## start

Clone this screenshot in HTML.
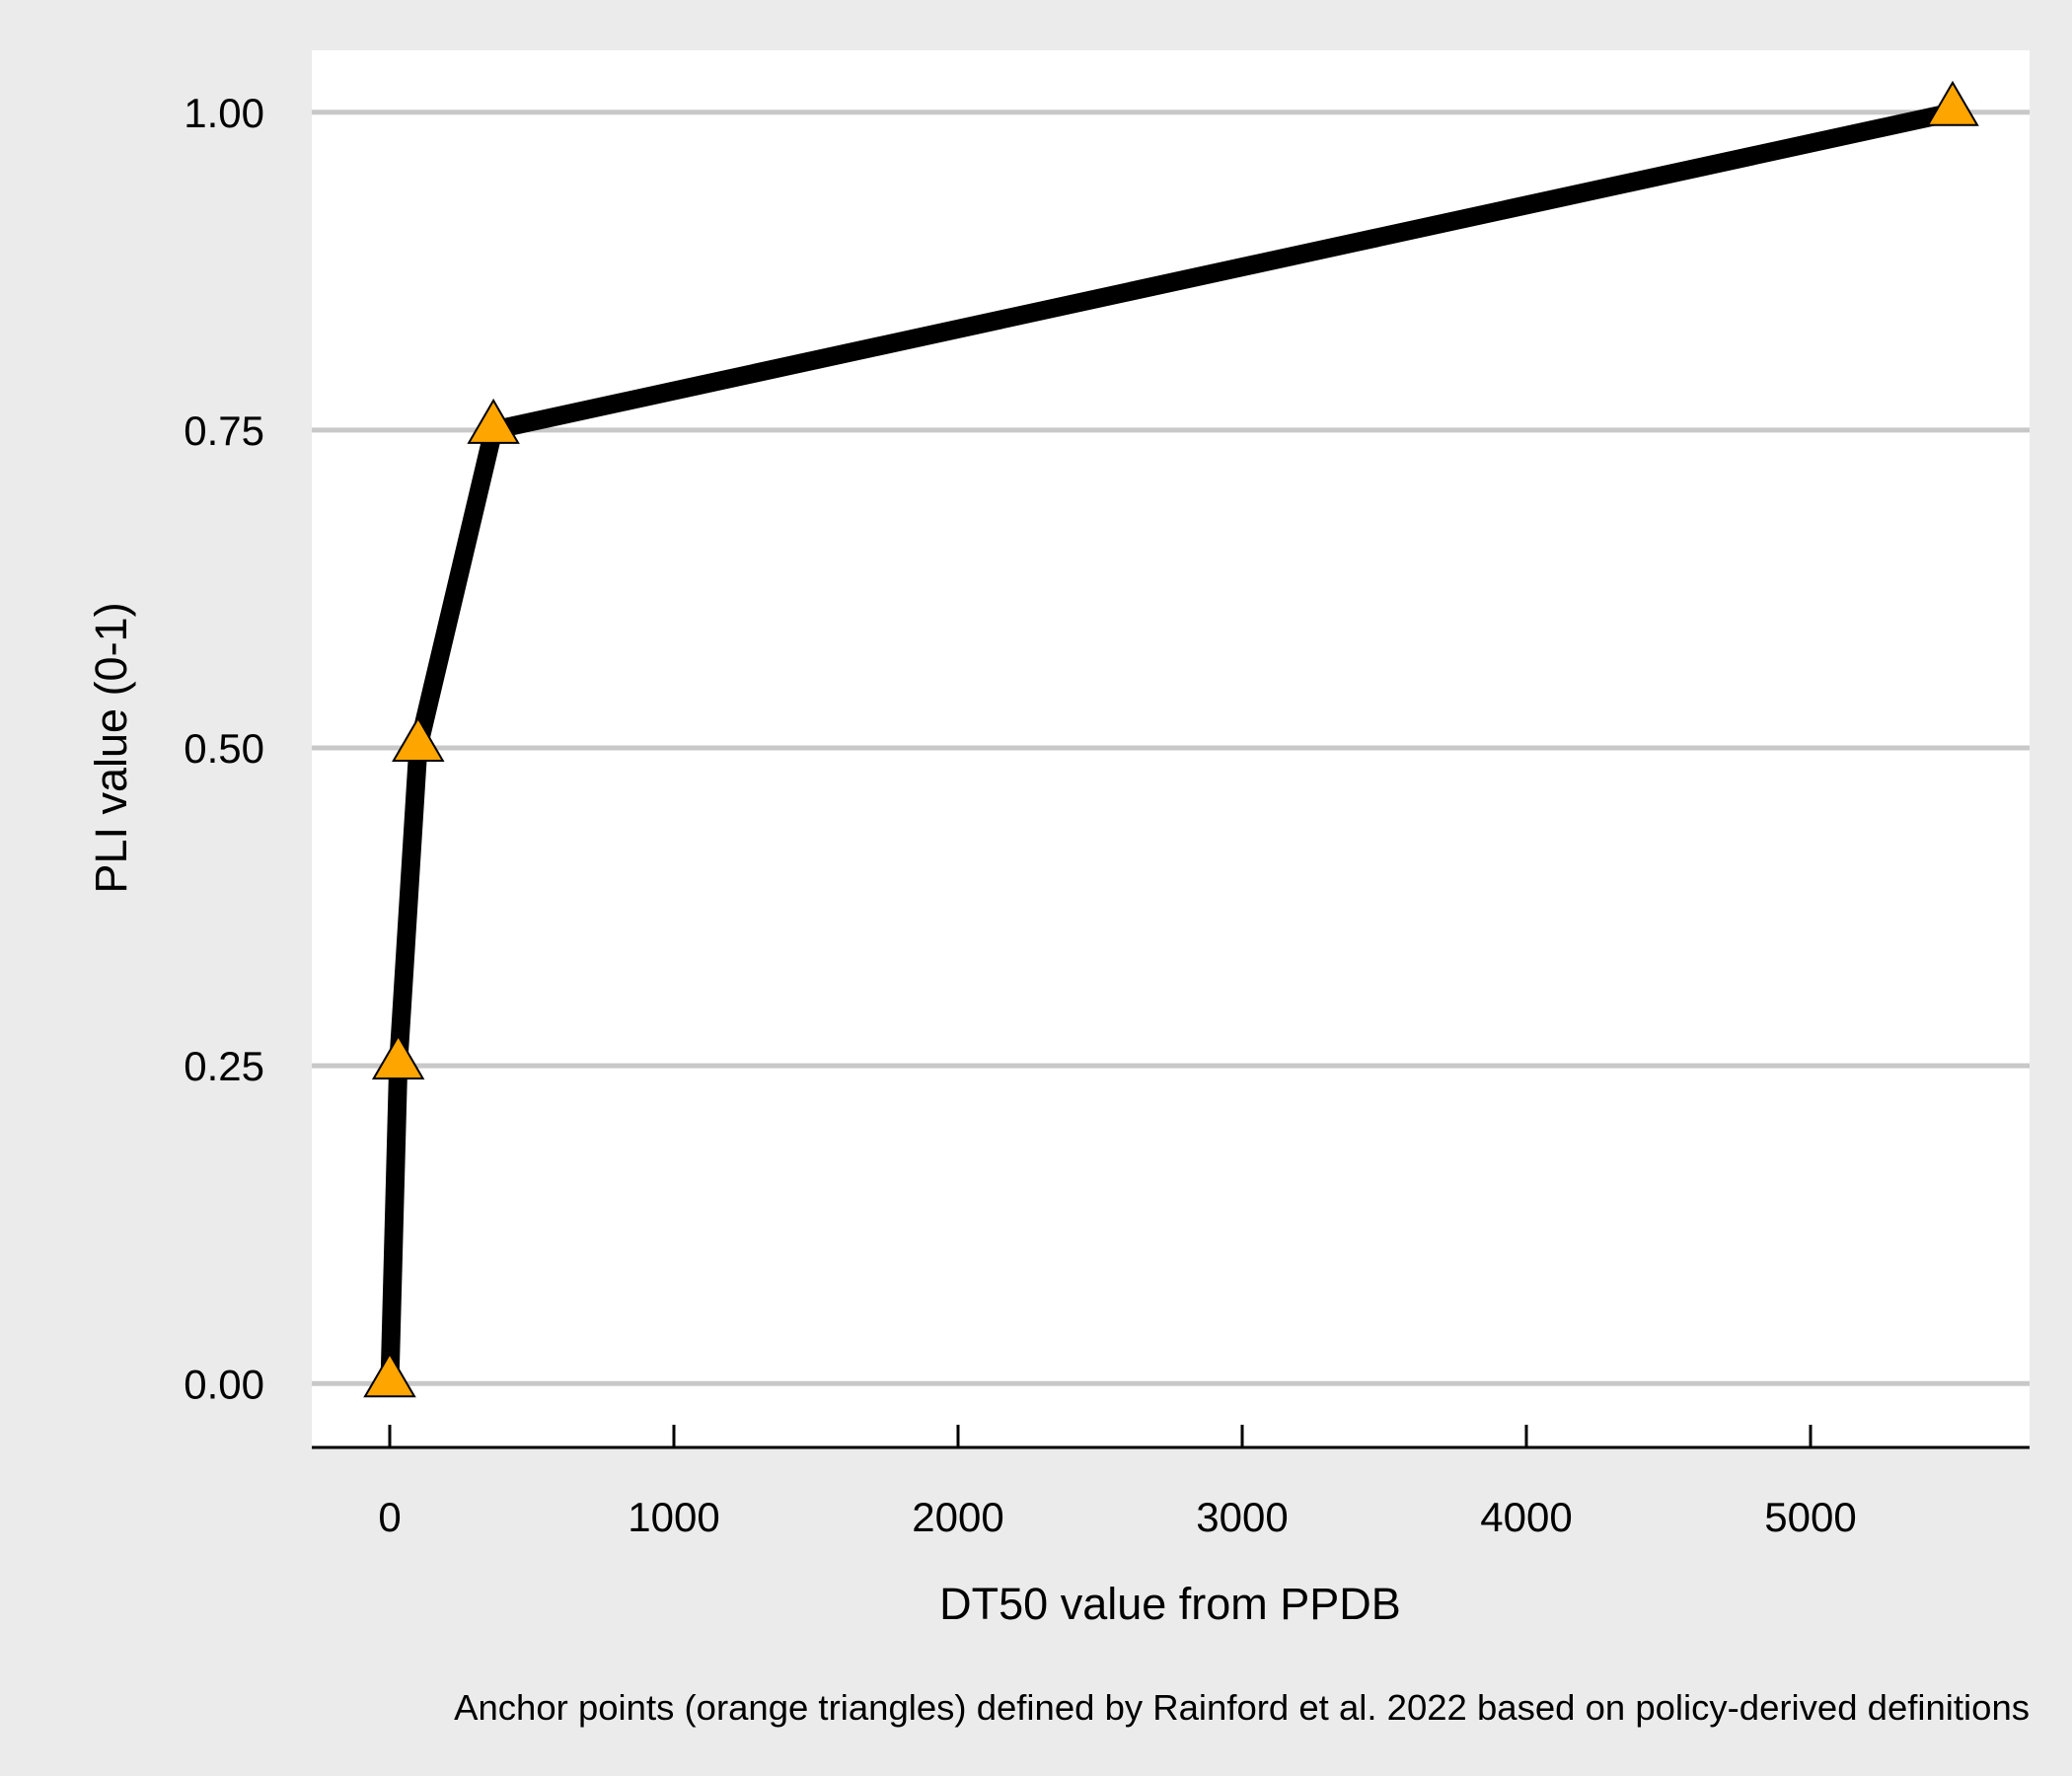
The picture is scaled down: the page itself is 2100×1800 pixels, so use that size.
<!DOCTYPE html>
<html><head><meta charset="utf-8"><style>
html,body{margin:0;padding:0;background:#ebebeb;}
svg{display:block;font-family:"Liberation Sans",Arial,sans-serif;}
</style></head><body>
<svg id="chart" width="2100" height="1800" viewBox="0 0 2100 1800">
<rect x="0" y="0" width="2100" height="1800" fill="#ebebeb"/>
<rect x="316" y="51" width="1741" height="1416" fill="#ffffff"/>
<g id="grid"></g>
<g id="series"></g>
<g id="axes"></g>
<text x="1186" y="1641" font-size="45" text-anchor="middle" fill="#000">DT50 value from PPDB</text>
<text transform="translate(128,758) rotate(-90)" font-size="45" text-anchor="middle" fill="#000">PLI value (0-1)</text>
<text x="2057" y="1743" font-size="36.5" text-anchor="end" fill="#000">Anchor points (orange triangles) defined by Rainford et al. 2022 based on policy-derived definitions</text>
</svg>
<script>
const xValues = [0, 30, 100, 365, 5500];
const yValues = [0, 0.25, 0.5, 0.75, 1.0];
const xTicks = [0, 1000, 2000, 3000, 4000, 5000];
const yTicks = [0, 0.25, 0.5, 0.75, 1.0];
const yTickLabels = ["0.00", "0.25", "0.50", "0.75", "1.00"];

const NS = "http://www.w3.org/2000/svg";
function xs(v){ return 395 + v * 0.288; }
function ys(v){ return 1402.3 - v * 1288.5; }
function mk(tag, attrs, parent){
  const e = document.createElementNS(NS, tag);
  for (const k in attrs) e.setAttribute(k, attrs[k]);
  parent.appendChild(e);
  return e;
}
const grid = document.getElementById('grid');
const axes = document.getElementById('axes');
const series = document.getElementById('series');

yTicks.forEach((t, i) => {
  const l = mk('line', {x1:316, x2:2057, y1:ys(t), y2:ys(t), stroke:'#c8c8c8', 'stroke-width':5}, grid);
  
  
  const tx = mk('text', {x:268, y:ys(t)+15, 'font-size':42, 'text-anchor':'end', fill:'#000'}, axes);
  tx.textContent = yTickLabels[i];
  
  
});

const axl = mk('line', {x1:316, x2:2057, y1:1467, y2:1467, stroke:'#000', 'stroke-width':3}, axes);


xTicks.forEach(t => {
  const tk = mk('line', {x1:xs(t), x2:xs(t), y1:1444, y2:1467, stroke:'#000', 'stroke-width':3}, axes);
  
  
  const tx = mk('text', {x:xs(t), y:1552, 'font-size':42, 'text-anchor':'middle', fill:'#000'}, axes);
  tx.textContent = String(t);
  
  
});

const pts = xValues.map((x, i) => xs(x) + ',' + ys(yValues[i])).join(' ');
const line = mk('polyline', {points:pts, fill:'none', stroke:'#000', 'stroke-width':19, 'stroke-linejoin':'round', 'stroke-linecap':'round'}, series);



xValues.forEach((x, i) => {
  const cx = xs(x), cy = ys(yValues[i]);
  const tri = mk('polygon', {points:(cx)+','+(cy-30)+' '+(cx-25)+','+(cy+13)+' '+(cx+25)+','+(cy+13), fill:'#ffa500', stroke:'#000', 'stroke-width':2}, series);
  
  
});
</script>
</body></html>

## end

TASK DESCRIPTION: Return the listing above in full and without alteration, excluding its pictures.

FINISHED EXERCISE:
Clone this screenshot in HTML.
The picture is scaled down: the page itself is 2100×1800 pixels, so use that size.
<!DOCTYPE html>
<html><head><meta charset="utf-8"><style>
html,body{margin:0;padding:0;background:#ebebeb;}
svg{display:block;font-family:"Liberation Sans",Arial,sans-serif;}
</style></head><body>
<svg id="chart" width="2100" height="1800" viewBox="0 0 2100 1800">
<rect x="0" y="0" width="2100" height="1800" fill="#ebebeb"/>
<rect x="316" y="51" width="1741" height="1416" fill="#ffffff"/>
<g id="grid"></g>
<g id="series"></g>
<g id="axes"></g>
<text x="1186" y="1641" font-size="45" text-anchor="middle" fill="#000">DT50 value from PPDB</text>
<text transform="translate(128,758) rotate(-90)" font-size="45" text-anchor="middle" fill="#000">PLI value (0-1)</text>
<text x="2057" y="1743" font-size="36.5" text-anchor="end" fill="#000">Anchor points (orange triangles) defined by Rainford et al. 2022 based on policy-derived definitions</text>
</svg>
<script>
const xValues = [0, 30, 100, 365, 5500];
const yValues = [0, 0.25, 0.5, 0.75, 1.0];
const xTicks = [0, 1000, 2000, 3000, 4000, 5000];
const yTicks = [0, 0.25, 0.5, 0.75, 1.0];
const yTickLabels = ["0.00", "0.25", "0.50", "0.75", "1.00"];

const NS = "http://www.w3.org/2000/svg";
function xs(v){ return 395 + v * 0.288; }
function ys(v){ return 1402.3 - v * 1288.5; }
function mk(tag, attrs, parent){
  const e = document.createElementNS(NS, tag);
  for (const k in attrs) e.setAttribute(k, attrs[k]);
  parent.appendChild(e);
  return e;
}
const grid = document.getElementById('grid');
const axes = document.getElementById('axes');
const series = document.getElementById('series');

yTicks.forEach((t, i) => {
  const l = mk('line', {x1:316, x2:2057, y1:ys(t), y2:ys(t), stroke:'#c8c8c8', 'stroke-width':5}, grid);
  
  
  const tx = mk('text', {x:268, y:ys(t)+15, 'font-size':42, 'text-anchor':'end', fill:'#000'}, axes);
  tx.textContent = yTickLabels[i];
  
  
});

const axl = mk('line', {x1:316, x2:2057, y1:1467, y2:1467, stroke:'#000', 'stroke-width':3}, axes);


xTicks.forEach(t => {
  const tk = mk('line', {x1:xs(t), x2:xs(t), y1:1444, y2:1467, stroke:'#000', 'stroke-width':3}, axes);
  
  
  const tx = mk('text', {x:xs(t), y:1552, 'font-size':42, 'text-anchor':'middle', fill:'#000'}, axes);
  tx.textContent = String(t);
  
  
});

const pts = xValues.map((x, i) => xs(x) + ',' + ys(yValues[i])).join(' ');
const line = mk('polyline', {points:pts, fill:'none', stroke:'#000', 'stroke-width':19, 'stroke-linejoin':'round', 'stroke-linecap':'round'}, series);



xValues.forEach((x, i) => {
  const cx = xs(x), cy = ys(yValues[i]);
  const tri = mk('polygon', {points:(cx)+','+(cy-30)+' '+(cx-25)+','+(cy+13)+' '+(cx+25)+','+(cy+13), fill:'#ffa500', stroke:'#000', 'stroke-width':2}, series);
  
  
});
</script>
</body></html>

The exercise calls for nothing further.